BEGIN

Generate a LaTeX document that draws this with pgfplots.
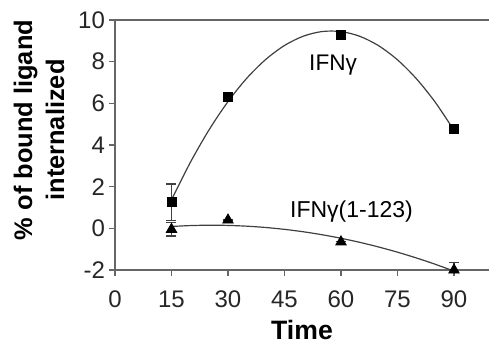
\documentclass[border=0pt]{standalone}
\usepackage{fontspec}
\setmainfont{Liberation Sans}
\usepackage{pgfplots}
\pgfplotsset{compat=1.18}
\begin{document}
\begin{tikzpicture}
\begin{axis}[
  scale only axis,
  width=187pt, height=125pt,
  xmin=0, xmax=99.3, ymin=-2, ymax=10,
  axis x line*=bottom, axis y line*=left,
  axis line style={draw=gray!80!black, line width=0.8pt},
  xtick={0,15,30,45,60,75,90},
  ytick={-2,0,2,4,6,8,10},
  extra y ticks={10},
  extra y tick labels={},
  extra y tick style={grid=major, major grid style={draw=gray!80!black, line width=0.8pt}},
  tick align=outside,
  major tick length=3pt,
  tick style={draw=gray!80!black, line width=0.8pt},
  /pgf/number format/assume math mode=true,
  ticklabel style={font=\fontsize{12}{14}\selectfont, text=black!85},
  xticklabel style={yshift=-4pt},
  yticklabel style={xshift=1.5pt},
  xlabel={Time},
  xlabel style={font=\fontsize{13.3}{15}\bfseries, inner sep=0pt, at={(axis description cs:0.5,-0.278)}, anchor=base},
  ylabel={\% of bound ligand\\internalized},
  ylabel style={font=\fontsize{12.7}{16}\bfseries, align=center, at={(axis description cs:-0.203,0.56)}, anchor=center},
  clip=true,
]
% fitted curves
\addplot[black!75, line width=0.6pt, smooth] coordinates {
(15,1.367)(20,3.164)(25,4.736)(30,6.084)(35,7.207)(40,8.104)(45,8.777)(50,9.224)(55,9.447)(60,9.445)(65,9.217)(70,8.765)(75,8.088)(80,7.185)(85,6.059)(90,4.708)};
\addplot[black!75, line width=0.6pt, smooth] coordinates {
(15,0.089)(20,0.1325)(25,0.1495)(30,0.1398)(35,0.1037)(40,0.0408)(45,-0.0486)(50,-0.1648)(55,-0.3075)(60,-0.4768)(65,-0.6728)(70,-0.8954)(75,-1.1446)(80,-1.4205)(85,-1.7229)(90,-2.0521)};
% data
\addplot[only marks, mark=square*, mark size=2.25pt, black,
  error bars/.cd, y dir=both, y explicit, error bar style={black!75, line width=0.6pt},
  error mark options={rotate=90, mark size=2.5pt, black!75, line width=0.6pt}]
  coordinates {(15,1.25) +- (0,0.88) (30,6.3) +- (0,0) (60,9.3) +- (0,0) (90,4.75) +- (0,0)};
\addplot[only marks, mark=triangle*, mark size=3pt, black,
  error bars/.cd, y dir=both, y explicit, error bar style={black!75, line width=0.6pt},
  error mark options={rotate=90, mark size=2.5pt, black!75, line width=0.6pt}]
  coordinates {(15,-0.05) +- (0,0.32) (30,0.4) +- (0,0) (60,-0.65) +- (0,0) (90,-2.0) +- (0,0.37)};
\node[font=\fontsize{11.3}{13}\selectfont] at (axis cs:57.9,7.86) {IFNγ};
\node[font=\fontsize{11.5}{13}\selectfont] at (axis cs:62.8,0.80) {IFNγ(1-123)};
\end{axis}
\pgfresetboundingbox
\path[use as bounding box] (-57.5pt,-37pt) rectangle (187pt,135pt);
\end{tikzpicture}
\end{document}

END

Return all of the data exactly as written, and drop the pictures.

Generate a LaTeX document that draws this with pgfplots.
\documentclass[border=0pt]{standalone}
\usepackage{fontspec}
\setmainfont{Liberation Sans}
\usepackage{pgfplots}
\pgfplotsset{compat=1.18}
\begin{document}
\begin{tikzpicture}
\begin{axis}[
  scale only axis,
  width=187pt, height=125pt,
  xmin=0, xmax=99.3, ymin=-2, ymax=10,
  axis x line*=bottom, axis y line*=left,
  axis line style={draw=gray!80!black, line width=0.8pt},
  xtick={0,15,30,45,60,75,90},
  ytick={-2,0,2,4,6,8,10},
  extra y ticks={10},
  extra y tick labels={},
  extra y tick style={grid=major, major grid style={draw=gray!80!black, line width=0.8pt}},
  tick align=outside,
  major tick length=3pt,
  tick style={draw=gray!80!black, line width=0.8pt},
  /pgf/number format/assume math mode=true,
  ticklabel style={font=\fontsize{12}{14}\selectfont, text=black!85},
  xticklabel style={yshift=-4pt},
  yticklabel style={xshift=1.5pt},
  xlabel={Time},
  xlabel style={font=\fontsize{13.3}{15}\bfseries, inner sep=0pt, at={(axis description cs:0.5,-0.278)}, anchor=base},
  ylabel={\% of bound ligand\\internalized},
  ylabel style={font=\fontsize{12.7}{16}\bfseries, align=center, at={(axis description cs:-0.203,0.56)}, anchor=center},
  clip=true,
]
% fitted curves
\addplot[black!75, line width=0.6pt, smooth] coordinates {
(15,1.367)(20,3.164)(25,4.736)(30,6.084)(35,7.207)(40,8.104)(45,8.777)(50,9.224)(55,9.447)(60,9.445)(65,9.217)(70,8.765)(75,8.088)(80,7.185)(85,6.059)(90,4.708)};
\addplot[black!75, line width=0.6pt, smooth] coordinates {
(15,0.089)(20,0.1325)(25,0.1495)(30,0.1398)(35,0.1037)(40,0.0408)(45,-0.0486)(50,-0.1648)(55,-0.3075)(60,-0.4768)(65,-0.6728)(70,-0.8954)(75,-1.1446)(80,-1.4205)(85,-1.7229)(90,-2.0521)};
% data
\addplot[only marks, mark=square*, mark size=2.25pt, black,
  error bars/.cd, y dir=both, y explicit, error bar style={black!75, line width=0.6pt},
  error mark options={rotate=90, mark size=2.5pt, black!75, line width=0.6pt}]
  coordinates {(15,1.25) +- (0,0.88) (30,6.3) +- (0,0) (60,9.3) +- (0,0) (90,4.75) +- (0,0)};
\addplot[only marks, mark=triangle*, mark size=3pt, black,
  error bars/.cd, y dir=both, y explicit, error bar style={black!75, line width=0.6pt},
  error mark options={rotate=90, mark size=2.5pt, black!75, line width=0.6pt}]
  coordinates {(15,-0.05) +- (0,0.32) (30,0.4) +- (0,0) (60,-0.65) +- (0,0) (90,-2.0) +- (0,0.37)};
\node[font=\fontsize{11.3}{13}\selectfont] at (axis cs:57.9,7.86) {IFNγ};
\node[font=\fontsize{11.5}{13}\selectfont] at (axis cs:62.8,0.80) {IFNγ(1-123)};
\end{axis}
\pgfresetboundingbox
\path[use as bounding box] (-57.5pt,-37pt) rectangle (187pt,135pt);
\end{tikzpicture}
\end{document}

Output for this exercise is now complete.